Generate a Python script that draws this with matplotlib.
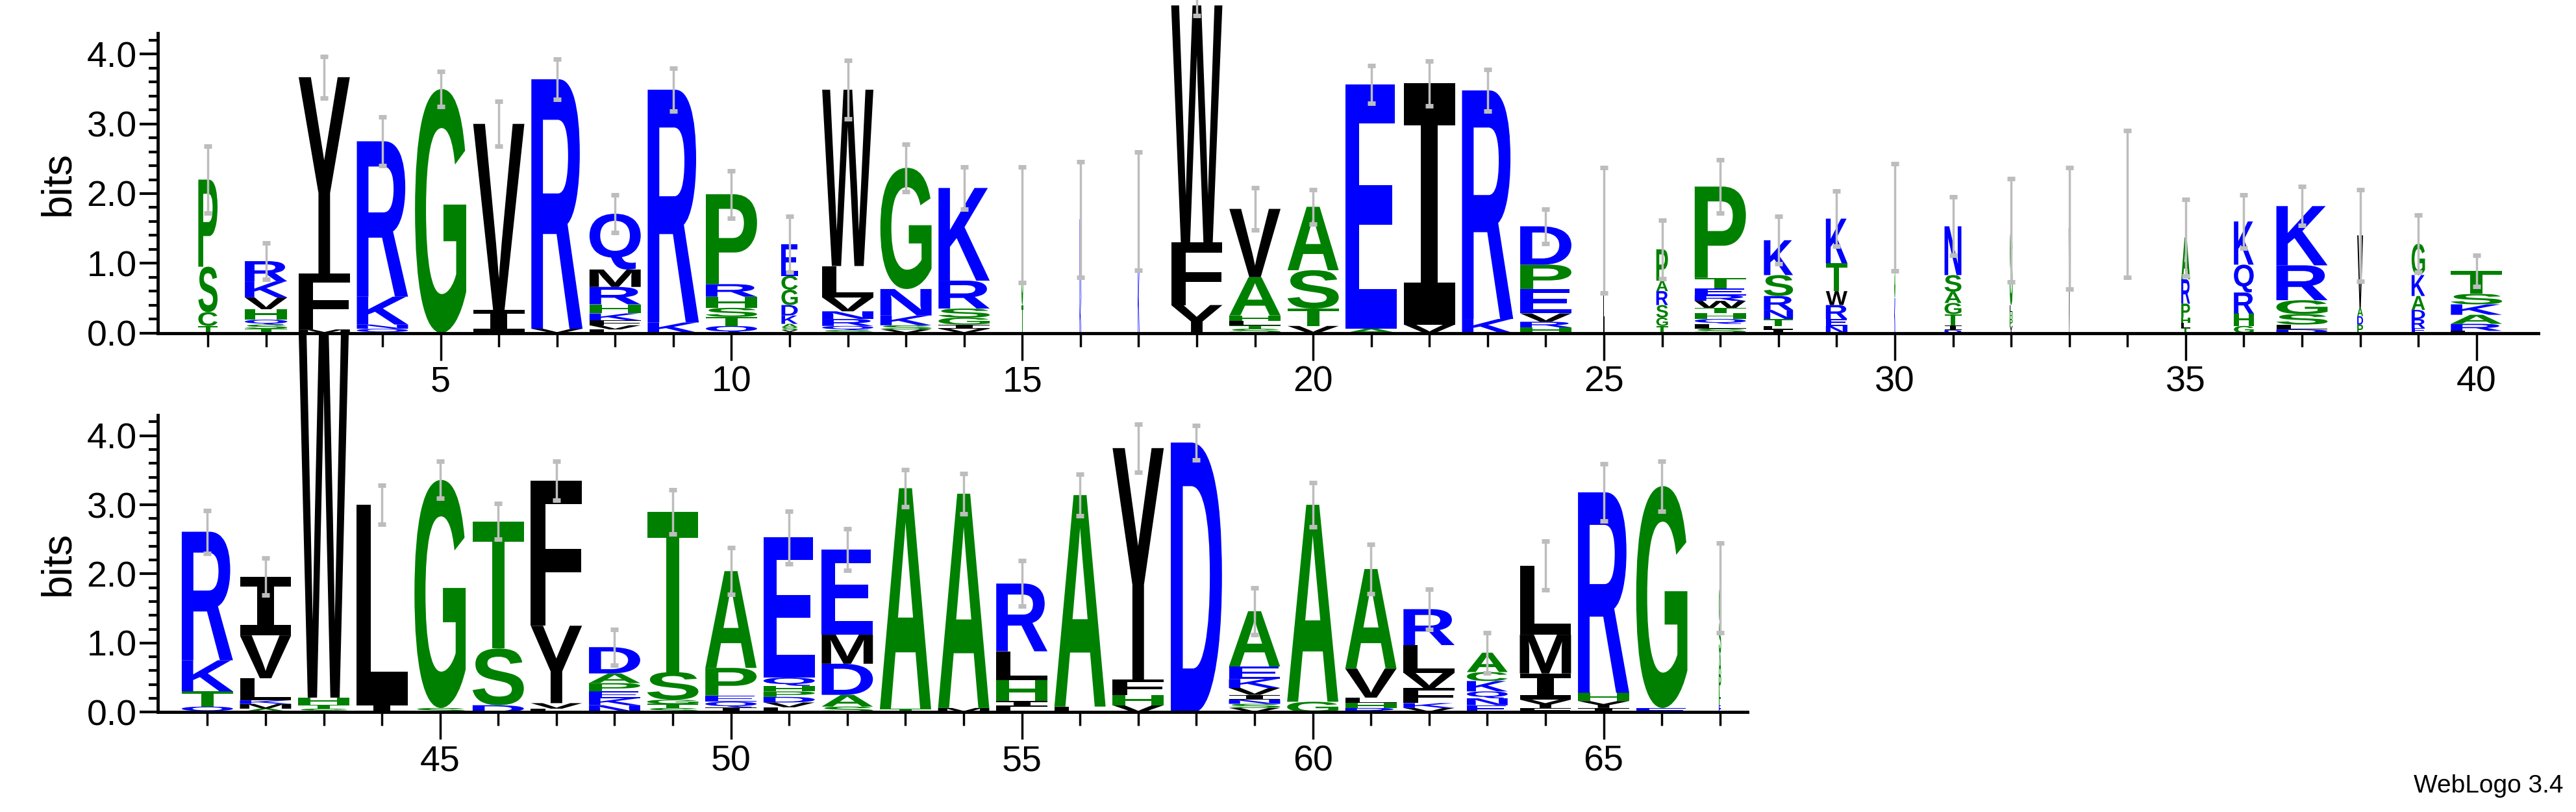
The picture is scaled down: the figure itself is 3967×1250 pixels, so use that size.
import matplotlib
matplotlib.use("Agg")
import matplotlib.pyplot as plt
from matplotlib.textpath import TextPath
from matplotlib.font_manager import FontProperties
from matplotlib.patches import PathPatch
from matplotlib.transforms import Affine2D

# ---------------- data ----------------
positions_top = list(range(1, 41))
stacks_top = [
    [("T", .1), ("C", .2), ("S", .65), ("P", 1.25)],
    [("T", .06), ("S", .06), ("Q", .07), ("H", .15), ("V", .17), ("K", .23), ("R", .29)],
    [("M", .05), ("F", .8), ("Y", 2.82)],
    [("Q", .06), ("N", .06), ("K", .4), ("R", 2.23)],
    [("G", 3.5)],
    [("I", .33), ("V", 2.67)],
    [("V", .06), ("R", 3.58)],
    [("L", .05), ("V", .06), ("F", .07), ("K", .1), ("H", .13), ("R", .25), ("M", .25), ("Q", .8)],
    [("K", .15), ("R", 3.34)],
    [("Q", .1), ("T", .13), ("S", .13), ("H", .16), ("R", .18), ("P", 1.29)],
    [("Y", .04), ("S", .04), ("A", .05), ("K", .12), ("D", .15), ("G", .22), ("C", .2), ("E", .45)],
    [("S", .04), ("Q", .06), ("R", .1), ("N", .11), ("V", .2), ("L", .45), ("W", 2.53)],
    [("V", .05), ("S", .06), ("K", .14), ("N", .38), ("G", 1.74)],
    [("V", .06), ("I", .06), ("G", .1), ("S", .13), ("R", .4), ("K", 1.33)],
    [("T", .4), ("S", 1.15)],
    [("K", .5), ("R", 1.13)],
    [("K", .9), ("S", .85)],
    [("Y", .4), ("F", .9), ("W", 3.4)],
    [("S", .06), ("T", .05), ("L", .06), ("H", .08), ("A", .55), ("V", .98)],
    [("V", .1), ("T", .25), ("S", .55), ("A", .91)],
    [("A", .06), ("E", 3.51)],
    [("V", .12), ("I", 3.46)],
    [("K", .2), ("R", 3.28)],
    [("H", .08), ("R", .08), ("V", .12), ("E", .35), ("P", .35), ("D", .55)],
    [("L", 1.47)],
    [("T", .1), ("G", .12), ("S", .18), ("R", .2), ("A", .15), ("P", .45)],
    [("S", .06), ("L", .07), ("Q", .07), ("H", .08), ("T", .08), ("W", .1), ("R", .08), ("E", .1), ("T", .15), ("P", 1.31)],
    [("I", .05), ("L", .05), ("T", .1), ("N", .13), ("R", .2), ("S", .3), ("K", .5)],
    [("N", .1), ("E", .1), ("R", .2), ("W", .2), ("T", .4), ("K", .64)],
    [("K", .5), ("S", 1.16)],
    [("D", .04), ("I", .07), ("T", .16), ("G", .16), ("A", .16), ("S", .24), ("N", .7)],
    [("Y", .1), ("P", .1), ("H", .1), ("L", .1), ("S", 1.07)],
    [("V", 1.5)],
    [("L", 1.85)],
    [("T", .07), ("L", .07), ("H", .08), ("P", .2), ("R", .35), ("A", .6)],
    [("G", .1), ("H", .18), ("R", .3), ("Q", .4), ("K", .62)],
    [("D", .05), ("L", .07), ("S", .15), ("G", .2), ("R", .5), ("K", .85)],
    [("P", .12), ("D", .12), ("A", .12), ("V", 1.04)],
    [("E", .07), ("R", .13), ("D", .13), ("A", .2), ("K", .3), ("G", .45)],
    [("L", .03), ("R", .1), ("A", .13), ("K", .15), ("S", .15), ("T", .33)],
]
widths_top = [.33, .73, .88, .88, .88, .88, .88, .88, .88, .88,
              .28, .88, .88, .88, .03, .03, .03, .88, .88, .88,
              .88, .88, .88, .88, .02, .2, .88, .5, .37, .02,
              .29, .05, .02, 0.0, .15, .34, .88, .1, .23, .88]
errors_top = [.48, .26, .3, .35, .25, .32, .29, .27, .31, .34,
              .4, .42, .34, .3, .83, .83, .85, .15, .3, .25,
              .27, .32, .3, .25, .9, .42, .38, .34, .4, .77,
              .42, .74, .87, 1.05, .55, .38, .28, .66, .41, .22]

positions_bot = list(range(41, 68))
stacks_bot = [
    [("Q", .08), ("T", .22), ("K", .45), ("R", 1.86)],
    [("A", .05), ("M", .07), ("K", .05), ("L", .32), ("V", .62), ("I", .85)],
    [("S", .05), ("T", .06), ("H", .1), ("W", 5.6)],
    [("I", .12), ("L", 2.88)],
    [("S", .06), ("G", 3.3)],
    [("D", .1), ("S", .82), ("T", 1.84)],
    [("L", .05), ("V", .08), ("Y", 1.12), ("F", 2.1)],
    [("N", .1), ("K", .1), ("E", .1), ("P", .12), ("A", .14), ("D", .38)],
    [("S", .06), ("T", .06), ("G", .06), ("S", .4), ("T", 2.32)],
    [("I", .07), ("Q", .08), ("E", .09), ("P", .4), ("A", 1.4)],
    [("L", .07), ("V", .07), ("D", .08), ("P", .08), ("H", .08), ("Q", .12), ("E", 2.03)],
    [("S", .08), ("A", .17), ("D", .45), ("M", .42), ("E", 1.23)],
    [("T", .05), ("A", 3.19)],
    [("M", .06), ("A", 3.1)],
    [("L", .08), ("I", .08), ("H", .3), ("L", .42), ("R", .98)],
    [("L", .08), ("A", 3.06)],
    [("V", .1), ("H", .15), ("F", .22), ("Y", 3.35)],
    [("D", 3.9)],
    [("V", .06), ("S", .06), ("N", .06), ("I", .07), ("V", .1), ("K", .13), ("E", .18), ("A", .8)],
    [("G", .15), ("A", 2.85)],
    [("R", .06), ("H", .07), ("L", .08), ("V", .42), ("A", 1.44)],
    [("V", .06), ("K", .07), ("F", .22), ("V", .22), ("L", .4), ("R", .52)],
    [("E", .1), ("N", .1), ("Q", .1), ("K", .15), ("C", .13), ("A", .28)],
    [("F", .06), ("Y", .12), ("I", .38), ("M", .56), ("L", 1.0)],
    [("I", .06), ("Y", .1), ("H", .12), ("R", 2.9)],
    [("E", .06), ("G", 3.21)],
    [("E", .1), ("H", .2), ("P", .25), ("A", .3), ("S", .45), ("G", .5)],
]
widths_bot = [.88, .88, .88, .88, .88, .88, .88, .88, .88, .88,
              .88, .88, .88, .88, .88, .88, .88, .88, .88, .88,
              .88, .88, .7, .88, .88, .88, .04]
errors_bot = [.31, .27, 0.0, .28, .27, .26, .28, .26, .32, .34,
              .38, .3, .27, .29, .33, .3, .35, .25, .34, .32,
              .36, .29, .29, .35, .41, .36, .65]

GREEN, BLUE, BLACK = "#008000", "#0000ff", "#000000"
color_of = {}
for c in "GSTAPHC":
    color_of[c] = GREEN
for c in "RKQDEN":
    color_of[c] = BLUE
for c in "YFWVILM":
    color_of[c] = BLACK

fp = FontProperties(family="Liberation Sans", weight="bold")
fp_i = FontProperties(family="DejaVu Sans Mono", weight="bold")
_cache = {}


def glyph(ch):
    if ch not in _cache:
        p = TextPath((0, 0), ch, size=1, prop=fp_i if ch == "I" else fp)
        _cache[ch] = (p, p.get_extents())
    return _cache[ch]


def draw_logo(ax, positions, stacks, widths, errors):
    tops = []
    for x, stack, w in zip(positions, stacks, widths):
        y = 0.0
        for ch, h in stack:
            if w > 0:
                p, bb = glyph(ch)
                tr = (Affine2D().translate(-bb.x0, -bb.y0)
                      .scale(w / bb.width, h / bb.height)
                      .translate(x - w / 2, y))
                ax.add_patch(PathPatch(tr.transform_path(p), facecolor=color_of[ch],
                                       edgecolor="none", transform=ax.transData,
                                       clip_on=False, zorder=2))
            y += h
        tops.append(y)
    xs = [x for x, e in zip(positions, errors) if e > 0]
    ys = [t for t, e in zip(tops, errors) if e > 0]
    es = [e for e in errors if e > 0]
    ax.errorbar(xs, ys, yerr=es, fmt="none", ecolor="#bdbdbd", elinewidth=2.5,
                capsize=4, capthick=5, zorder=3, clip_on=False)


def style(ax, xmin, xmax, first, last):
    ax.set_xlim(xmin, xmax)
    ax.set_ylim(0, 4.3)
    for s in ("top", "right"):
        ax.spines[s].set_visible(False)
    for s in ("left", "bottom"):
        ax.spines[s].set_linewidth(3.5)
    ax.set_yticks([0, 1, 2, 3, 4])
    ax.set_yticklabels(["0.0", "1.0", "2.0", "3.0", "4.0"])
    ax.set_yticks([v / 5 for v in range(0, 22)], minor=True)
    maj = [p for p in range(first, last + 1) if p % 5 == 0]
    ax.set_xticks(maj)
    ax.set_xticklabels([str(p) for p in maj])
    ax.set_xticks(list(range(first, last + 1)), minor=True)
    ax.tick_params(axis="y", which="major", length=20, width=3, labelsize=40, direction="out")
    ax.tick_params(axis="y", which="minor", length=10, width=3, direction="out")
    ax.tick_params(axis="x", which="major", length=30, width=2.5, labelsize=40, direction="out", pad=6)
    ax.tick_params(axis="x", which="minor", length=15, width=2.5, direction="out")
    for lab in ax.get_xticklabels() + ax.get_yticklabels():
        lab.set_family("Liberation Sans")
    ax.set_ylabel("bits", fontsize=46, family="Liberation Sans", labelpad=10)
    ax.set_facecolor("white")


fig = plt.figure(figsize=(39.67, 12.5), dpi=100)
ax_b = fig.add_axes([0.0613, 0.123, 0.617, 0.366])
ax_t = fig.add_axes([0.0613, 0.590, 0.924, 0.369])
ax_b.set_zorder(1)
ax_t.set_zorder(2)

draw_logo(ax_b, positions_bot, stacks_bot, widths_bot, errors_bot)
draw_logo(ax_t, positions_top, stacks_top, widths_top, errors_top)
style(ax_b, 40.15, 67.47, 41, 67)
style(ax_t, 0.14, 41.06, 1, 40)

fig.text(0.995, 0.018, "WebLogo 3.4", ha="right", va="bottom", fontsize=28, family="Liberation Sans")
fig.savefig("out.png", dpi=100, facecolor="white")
____
▶ _DESCRIPTION OF THE TASK_
Everything from the top line of the data down to and including the line with "from matplotlib.transforms import Affine2D" is to be copied, except the pictures.

▶ _FULL OUTPUT_
Generate a Python script that draws this with matplotlib.
The picture is scaled down: the figure itself is 3967×1250 pixels, so use that size.
import matplotlib
matplotlib.use("Agg")
import matplotlib.pyplot as plt
from matplotlib.textpath import TextPath
from matplotlib.font_manager import FontProperties
from matplotlib.patches import PathPatch
from matplotlib.transforms import Affine2D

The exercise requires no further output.